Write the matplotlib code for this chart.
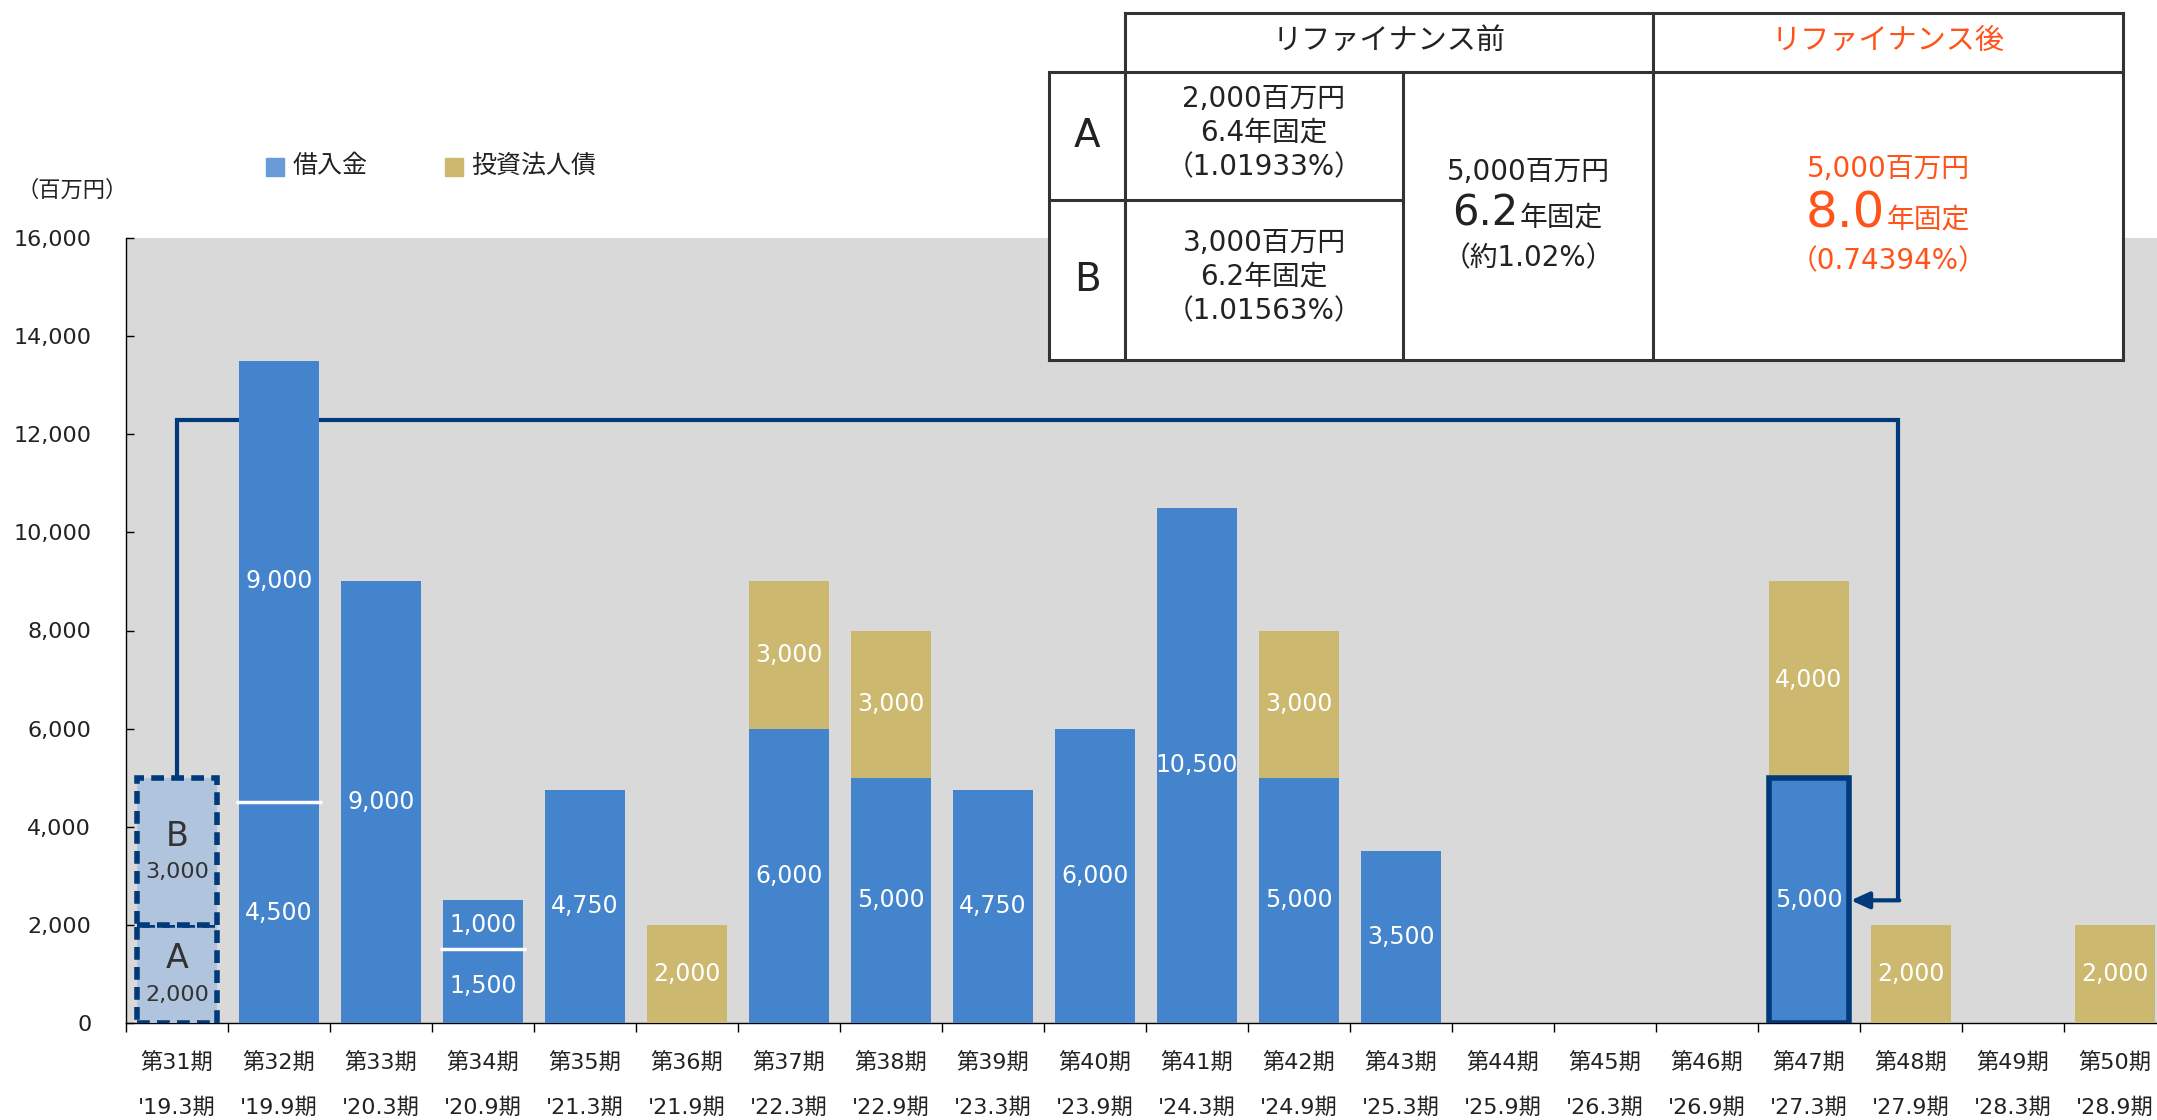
import numpy as np
import matplotlib
matplotlib.use("Agg")
import matplotlib.pyplot as plt
from matplotlib.patches import Rectangle
from matplotlib.offsetbox import TextArea, HPacker, AnnotationBbox
from matplotlib.transforms import blended_transform_factory

plt.rcParams["font.family"] = ["DejaVu Sans", "Noto Sans CJK JP"]

# 決算期ラベル
periods = ["第31期", "第32期", "第33期", "第34期", "第35期", "第36期", "第37期",
           "第38期", "第39期", "第40期", "第41期", "第42期", "第43期", "第44期",
           "第45期", "第46期", "第47期", "第48期", "第49期", "第50期"]
terms = ["'19.3期", "'19.9期", "'20.3期", "'20.9期", "'21.3期", "'21.9期", "'22.3期",
         "'22.9期", "'23.3期", "'23.9期", "'24.3期", "'24.9期", "'25.3期", "'25.9期",
         "'26.3期", "'26.9期", "'27.3期", "'27.9期", "'28.3期", "'28.9期"]

# 返済期限別の残高（百万円）
loans_lower = np.array([0, 4500, 9000, 1500, 4750, 0, 6000, 5000, 4750, 6000,
                        10500, 5000, 3500, 0, 0, 0, 5000, 0, 0, 0])
loans_upper = np.array([0, 9000, 0, 1000, 0, 0, 0, 0, 0, 0,
                        0, 0, 0, 0, 0, 0, 0, 0, 0, 0])
bonds = np.array([0, 0, 0, 0, 0, 2000, 3000, 3000, 0, 0,
                  0, 3000, 0, 0, 0, 0, 4000, 2000, 0, 2000])

# リファイナンス対象（第31期）と新規借入（第47期）
refi_period = 0
refi_names = ["A", "B"]
refi_amounts = [2000, 3000]
new_period = 16

# 表の文言
header_before = "リファイナンス前"
header_after = "リファイナンス後"
rows_before = [["2,000百万円", "6.4年固定", "（1.01933%）"],
               ["3,000百万円", "6.2年固定", "（1.01563%）"]]
total_before = ["5,000百万円", "6.2", "年固定", "（約1.02%）"]
total_after = ["5,000百万円", "8.0", "年固定", "（0.74394%）"]

yticks = [0, 2000, 4000, 6000, 8000, 10000, 12000, 14000, 16000]

BLUE = "#4384CD"
GOLD = "#CDB870"
NAVY = "#003A7A"
REFI_FILL = "#B0C4DE"
ORANGE = "#FF5319"
TEXT = "#222222"
LINE = "#333333"

W, H = 2157, 1120
fig = plt.figure(figsize=(W / 100, H / 100), dpi=100)

ax = fig.add_axes([126 / W, 1 - 1023 / H, 2040 / W, 785 / H])
ax.set_facecolor("#D9D9D9")
x = np.arange(len(periods))
bw = 0.78

ax.bar(x, loans_lower, width=bw, color=BLUE, zorder=3)
ax.bar(x, loans_upper, width=bw, bottom=loans_lower, color=BLUE, zorder=3)
bond_bottom = loans_lower + loans_upper
ax.bar(x, bonds, width=bw, bottom=bond_bottom, color=GOLD, zorder=3)

# 分割返済の境目
for i in x:
    if loans_upper[i] > 0:
        ax.hlines(loans_lower[i], i - 0.42, i + 0.42, color="white", lw=2.5, zorder=4)

# 棒内の数値
for vals, bottoms in [(loans_lower, np.zeros(len(x))), (loans_upper, loans_lower),
                      (bonds, bond_bottom)]:
    for i in x:
        if vals[i] > 0:
            ax.text(i, bottoms[i] + vals[i] / 2, f"{vals[i]:,}", ha="center", va="center",
                    color="white", fontsize=17, family="DejaVu Sans", zorder=6)

# リファイナンス対象の借入（破線枠）
bottom = 0
for name, amt in zip(refi_names, refi_amounts):
    ax.bar(refi_period, amt, width=bw, bottom=bottom, facecolor=REFI_FILL,
           edgecolor=NAVY, linestyle=(0, (2.3, 1.3)), linewidth=4, zorder=3)
    mid = bottom + amt / 2
    ax.annotate(name, (refi_period, mid), xytext=(0, 11), textcoords="offset points",
                ha="center", va="center", fontsize=24, color=LINE, zorder=6)
    ax.annotate(f"{amt:,}", (refi_period, mid), xytext=(0, -15), textcoords="offset points",
                ha="center", va="center", fontsize=16, color=LINE, zorder=6)
    bottom += amt

# 新規借入の強調枠
ax.bar(new_period, loans_lower[new_period], width=bw, fill=False, edgecolor=NAVY,
       linewidth=4, zorder=5)

# 借換えの矢印
top_level = 12300
x_turn = new_period + 0.87
arrow_y = loans_lower[new_period] / 2
ax.plot([refi_period, refi_period, x_turn, x_turn],
        [sum(refi_amounts), top_level, top_level, arrow_y],
        color=NAVY, lw=3, zorder=2, solid_joinstyle="miter", solid_capstyle="butt")
ax.annotate("", xy=(new_period + bw / 2 + 0.02, arrow_y), xytext=(x_turn + 0.015, arrow_y),
            arrowprops=dict(arrowstyle="-|>,head_length=0.55,head_width=0.25", color=NAVY,
                            lw=3, mutation_scale=20, shrinkA=0, shrinkB=0),
            zorder=2)

ax.set_xlim(-0.5, len(x) - 0.5)
ax.set_ylim(0, 16000)
ax.set_xticks(np.arange(-0.5, len(x), 1))
ax.tick_params(axis="x", direction="out", length=6.5, width=1, labelbottom=False)
ax.set_yticks(yticks)
ax.set_yticklabels([f"{v:,}" for v in yticks])
ax.tick_params(axis="y", direction="in", length=5.5, width=1, pad=25,
               labelsize=16, labelcolor=TEXT)
for side in ["top", "right"]:
    ax.spines[side].set_visible(False)
for side in ["left", "bottom"]:
    ax.spines[side].set_linewidth(1)

# 期のラベル（2段）
trans = blended_transform_factory(ax.transData, ax.transAxes)
for i in x:
    ax.text(i, (1023 - 1062) / 785, periods[i], transform=trans, ha="center",
            va="center", fontsize=16, color=TEXT)
    ax.text(i, (1023 - 1108) / 785, terms[i], transform=trans, ha="center",
            va="center", fontsize=16, color=TEXT)

# 凡例・単位・表は画素座標のオーバーレイに描く
ov = fig.add_axes([0, 0, 1, 1], zorder=10)
ov.set_xlim(0, W)
ov.set_ylim(H, 0)
ov.axis("off")

ov.add_patch(Rectangle((266, 158), 18, 18, color="#6A9BD8"))
ov.text(293, 166, "借入金", va="center", fontsize=18, color=TEXT)
ov.add_patch(Rectangle((445, 158), 18, 18, color=GOLD))
ov.text(471, 166, "投資法人債", va="center", fontsize=18, color=TEXT)
ov.text(72, 190, "（百万円）", ha="center", va="center", fontsize=16, color=TEXT)

TL, C1, C2, C3, R = 1049, 1125, 1403, 1653, 2123
T0, T1, TM, B = 13, 72, 200, 360
ov.add_patch(Rectangle((C1, T0), R - C1, T1 - T0, fc="white", ec="none"))
ov.add_patch(Rectangle((TL, T1), R - TL, B - T1, fc="white", ec="none"))
segments = [((C1, R), (T0, T0)), ((TL, R), (T1, T1)), ((TL, R), (B, B)),
            ((TL, C2), (TM, TM)), ((TL, TL), (T1, B)), ((C1, C1), (T0, B)),
            ((C2, C2), (T1, B)), ((C3, C3), (T0, B)), ((R, R), (T0, B))]
for xs, ys in segments:
    ov.plot(xs, ys, color=LINE, lw=2.2, solid_capstyle="projecting")

ov.text((C1 + C3) / 2, (T0 + T1) / 2 - 2, header_before, ha="center", va="center",
        fontsize=21, color=TEXT)
ov.text((C3 + R) / 2, (T0 + T1) / 2 - 2, header_after, ha="center", va="center",
        fontsize=21, color=ORANGE)

for name, lines, (top, bot) in zip(refi_names, rows_before, [(T1, TM), (TM, B)]):
    cy = (top + bot) / 2
    ov.text((TL + C1) / 2, cy, name, ha="center", va="center", fontsize=28, color=TEXT)
    for k, s in enumerate(lines):
        ov.text((C1 + C2) / 2, cy - 3 + (k - 1) * 34, s, ha="center", va="center",
                fontsize=20, color=TEXT)


def total_cell(cx, lines, color, big, gap):
    cy = (T1 + B) / 2
    ov.text(cx, cy - gap, lines[0], ha="center", va="center", fontsize=20, color=color)
    pack = HPacker(children=[TextArea(lines[1], textprops=dict(fontsize=big, color=color)),
                             TextArea(lines[2], textprops=dict(fontsize=20, color=color))],
                   align="baseline", pad=0, sep=1)
    ov.add_artist(AnnotationBbox(pack, (cx, cy - 2), xycoords="data", frameon=False,
                                 box_alignment=(0.5, 0.5)))
    ov.text(cx, cy + gap - 2, lines[3], ha="center", va="center", fontsize=20, color=color)


total_cell((C2 + C3) / 2, total_before, TEXT, 30, 44)
total_cell((C3 + R) / 2, total_after, ORANGE, 36, 47)

fig.savefig("out.png", dpi=100)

PROBLEM STATEMENT -> From the first line above to the line containing "from matplotlib.transforms import", repeat each line exactly. Pictures stay out.

EXERCISE OUTPUT ->
Write the matplotlib code for this chart.
import numpy as np
import matplotlib
matplotlib.use("Agg")
import matplotlib.pyplot as plt
from matplotlib.patches import Rectangle
from matplotlib.offsetbox import TextArea, HPacker, AnnotationBbox
from matplotlib.transforms import blended_transform_factory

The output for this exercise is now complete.